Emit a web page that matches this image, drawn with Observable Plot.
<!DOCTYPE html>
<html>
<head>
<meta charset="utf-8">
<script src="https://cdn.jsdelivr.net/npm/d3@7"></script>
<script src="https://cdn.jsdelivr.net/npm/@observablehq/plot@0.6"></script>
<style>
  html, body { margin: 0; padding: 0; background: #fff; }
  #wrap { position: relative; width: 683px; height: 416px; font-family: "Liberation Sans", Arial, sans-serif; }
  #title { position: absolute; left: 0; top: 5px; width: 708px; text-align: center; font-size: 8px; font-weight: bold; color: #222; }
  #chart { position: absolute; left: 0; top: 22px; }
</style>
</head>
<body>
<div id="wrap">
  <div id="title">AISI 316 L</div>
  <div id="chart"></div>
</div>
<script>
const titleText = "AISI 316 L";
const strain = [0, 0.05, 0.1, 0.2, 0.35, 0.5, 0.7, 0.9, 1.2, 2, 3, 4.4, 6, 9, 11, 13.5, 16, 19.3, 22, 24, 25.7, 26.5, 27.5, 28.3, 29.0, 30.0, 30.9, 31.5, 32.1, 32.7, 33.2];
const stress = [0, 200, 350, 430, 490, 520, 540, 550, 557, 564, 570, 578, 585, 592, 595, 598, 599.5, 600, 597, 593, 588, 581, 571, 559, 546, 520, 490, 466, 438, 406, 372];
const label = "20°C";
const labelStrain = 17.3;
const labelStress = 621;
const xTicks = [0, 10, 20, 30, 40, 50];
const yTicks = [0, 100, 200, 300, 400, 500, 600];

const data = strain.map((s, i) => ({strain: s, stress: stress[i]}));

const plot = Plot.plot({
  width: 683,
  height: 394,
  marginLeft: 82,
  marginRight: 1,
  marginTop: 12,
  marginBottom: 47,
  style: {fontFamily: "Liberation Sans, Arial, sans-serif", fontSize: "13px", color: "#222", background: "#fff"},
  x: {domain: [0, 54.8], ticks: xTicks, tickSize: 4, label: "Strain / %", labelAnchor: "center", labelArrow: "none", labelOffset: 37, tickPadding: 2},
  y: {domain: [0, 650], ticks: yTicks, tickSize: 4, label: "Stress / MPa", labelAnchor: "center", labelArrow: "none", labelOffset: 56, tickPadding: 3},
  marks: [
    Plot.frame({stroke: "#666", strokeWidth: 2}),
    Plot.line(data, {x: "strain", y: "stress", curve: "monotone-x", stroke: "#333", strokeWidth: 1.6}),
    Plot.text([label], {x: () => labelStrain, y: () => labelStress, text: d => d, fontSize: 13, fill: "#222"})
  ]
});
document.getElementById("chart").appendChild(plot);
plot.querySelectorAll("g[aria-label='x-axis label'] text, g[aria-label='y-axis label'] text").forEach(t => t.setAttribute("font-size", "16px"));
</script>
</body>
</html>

---

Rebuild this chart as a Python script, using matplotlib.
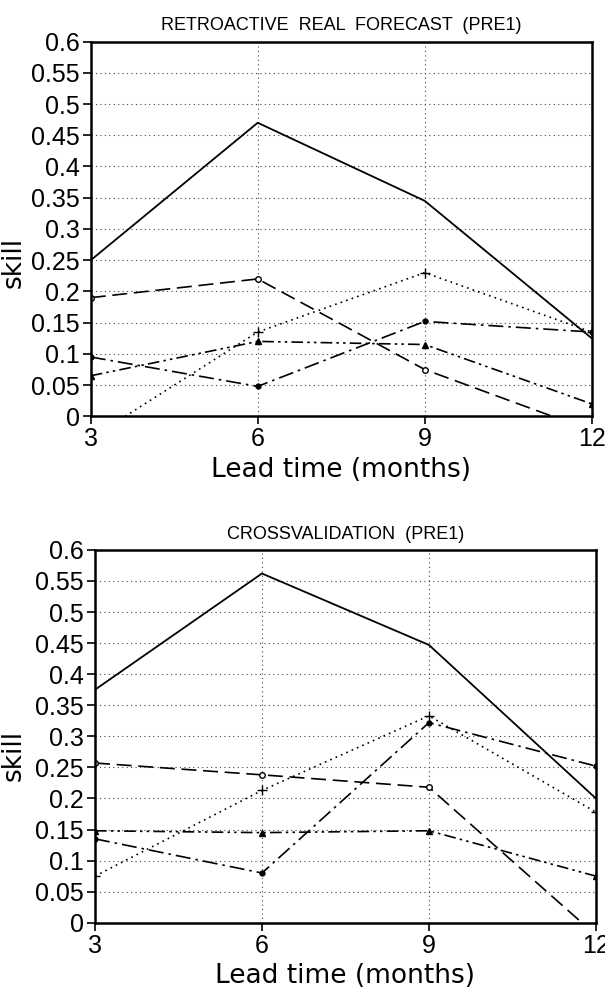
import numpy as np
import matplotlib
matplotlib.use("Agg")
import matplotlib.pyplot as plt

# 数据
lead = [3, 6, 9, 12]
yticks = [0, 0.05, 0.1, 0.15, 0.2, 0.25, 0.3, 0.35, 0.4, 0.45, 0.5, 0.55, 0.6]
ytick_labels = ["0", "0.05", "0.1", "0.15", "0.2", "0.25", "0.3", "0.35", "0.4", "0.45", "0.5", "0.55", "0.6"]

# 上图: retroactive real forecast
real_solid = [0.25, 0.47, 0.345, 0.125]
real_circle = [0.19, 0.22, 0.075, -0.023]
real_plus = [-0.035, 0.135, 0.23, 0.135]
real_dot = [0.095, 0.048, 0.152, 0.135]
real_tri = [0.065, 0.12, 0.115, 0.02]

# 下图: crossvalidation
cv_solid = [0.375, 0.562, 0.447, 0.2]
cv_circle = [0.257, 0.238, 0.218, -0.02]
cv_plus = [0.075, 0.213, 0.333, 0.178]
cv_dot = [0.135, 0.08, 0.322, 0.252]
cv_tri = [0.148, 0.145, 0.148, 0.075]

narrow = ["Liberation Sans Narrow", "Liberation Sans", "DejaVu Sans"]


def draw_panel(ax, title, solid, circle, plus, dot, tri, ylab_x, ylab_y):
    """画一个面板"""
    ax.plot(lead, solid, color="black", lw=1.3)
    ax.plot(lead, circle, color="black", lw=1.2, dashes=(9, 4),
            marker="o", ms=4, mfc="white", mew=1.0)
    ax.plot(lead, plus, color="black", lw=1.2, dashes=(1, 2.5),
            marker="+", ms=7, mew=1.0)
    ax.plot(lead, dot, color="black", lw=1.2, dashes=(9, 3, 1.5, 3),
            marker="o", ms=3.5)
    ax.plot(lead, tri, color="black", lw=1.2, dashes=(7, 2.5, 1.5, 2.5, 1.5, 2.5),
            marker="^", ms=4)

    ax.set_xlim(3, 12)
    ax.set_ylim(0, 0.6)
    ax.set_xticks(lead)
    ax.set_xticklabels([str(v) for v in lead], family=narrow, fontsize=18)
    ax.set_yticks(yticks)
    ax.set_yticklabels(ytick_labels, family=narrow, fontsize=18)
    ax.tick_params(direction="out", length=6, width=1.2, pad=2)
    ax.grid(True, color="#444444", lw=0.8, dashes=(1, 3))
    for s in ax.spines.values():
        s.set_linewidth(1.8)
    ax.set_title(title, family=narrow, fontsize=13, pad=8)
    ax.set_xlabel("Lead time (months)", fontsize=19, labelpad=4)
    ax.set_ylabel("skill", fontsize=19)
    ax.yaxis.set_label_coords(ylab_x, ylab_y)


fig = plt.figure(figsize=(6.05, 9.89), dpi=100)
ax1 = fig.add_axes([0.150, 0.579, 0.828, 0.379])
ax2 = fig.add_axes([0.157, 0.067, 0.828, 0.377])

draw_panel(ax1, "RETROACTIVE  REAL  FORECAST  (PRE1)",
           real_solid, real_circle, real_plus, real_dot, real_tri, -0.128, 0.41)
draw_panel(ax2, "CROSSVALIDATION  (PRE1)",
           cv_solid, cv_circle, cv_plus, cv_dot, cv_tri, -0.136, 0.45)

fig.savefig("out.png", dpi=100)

[Task to complete]:
Quote nothing but the lines that run from the line containing "Emit a web page" through the line containing "const data = strain.map((s, i)", keeping both of them word for word.

[Expected output]:
Emit a web page that matches this image, drawn with Observable Plot.
<!DOCTYPE html>
<html>
<head>
<meta charset="utf-8">
<script src="https://cdn.jsdelivr.net/npm/d3@7"></script>
<script src="https://cdn.jsdelivr.net/npm/@observablehq/plot@0.6"></script>
<style>
  html, body { margin: 0; padding: 0; background: #fff; }
  #wrap { position: relative; width: 683px; height: 416px; font-family: "Liberation Sans", Arial, sans-serif; }
  #title { position: absolute; left: 0; top: 5px; width: 708px; text-align: center; font-size: 8px; font-weight: bold; color: #222; }
  #chart { position: absolute; left: 0; top: 22px; }
</style>
</head>
<body>
<div id="wrap">
  <div id="title">AISI 316 L</div>
  <div id="chart"></div>
</div>
<script>
const titleText = "AISI 316 L";
const strain = [0, 0.05, 0.1, 0.2, 0.35, 0.5, 0.7, 0.9, 1.2, 2, 3, 4.4, 6, 9, 11, 13.5, 16, 19.3, 22, 24, 25.7, 26.5, 27.5, 28.3, 29.0, 30.0, 30.9, 31.5, 32.1, 32.7, 33.2];
const stress = [0, 200, 350, 430, 490, 520, 540, 550, 557, 564, 570, 578, 585, 592, 595, 598, 599.5, 600, 597, 593, 588, 581, 571, 559, 546, 520, 490, 466, 438, 406, 372];
const label = "20°C";
const labelStrain = 17.3;
const labelStress = 621;
const xTicks = [0, 10, 20, 30, 40, 50];
const yTicks = [0, 100, 200, 300, 400, 500, 600];

const data = strain.map((s, i) => ({strain: s, stress: stress[i]}));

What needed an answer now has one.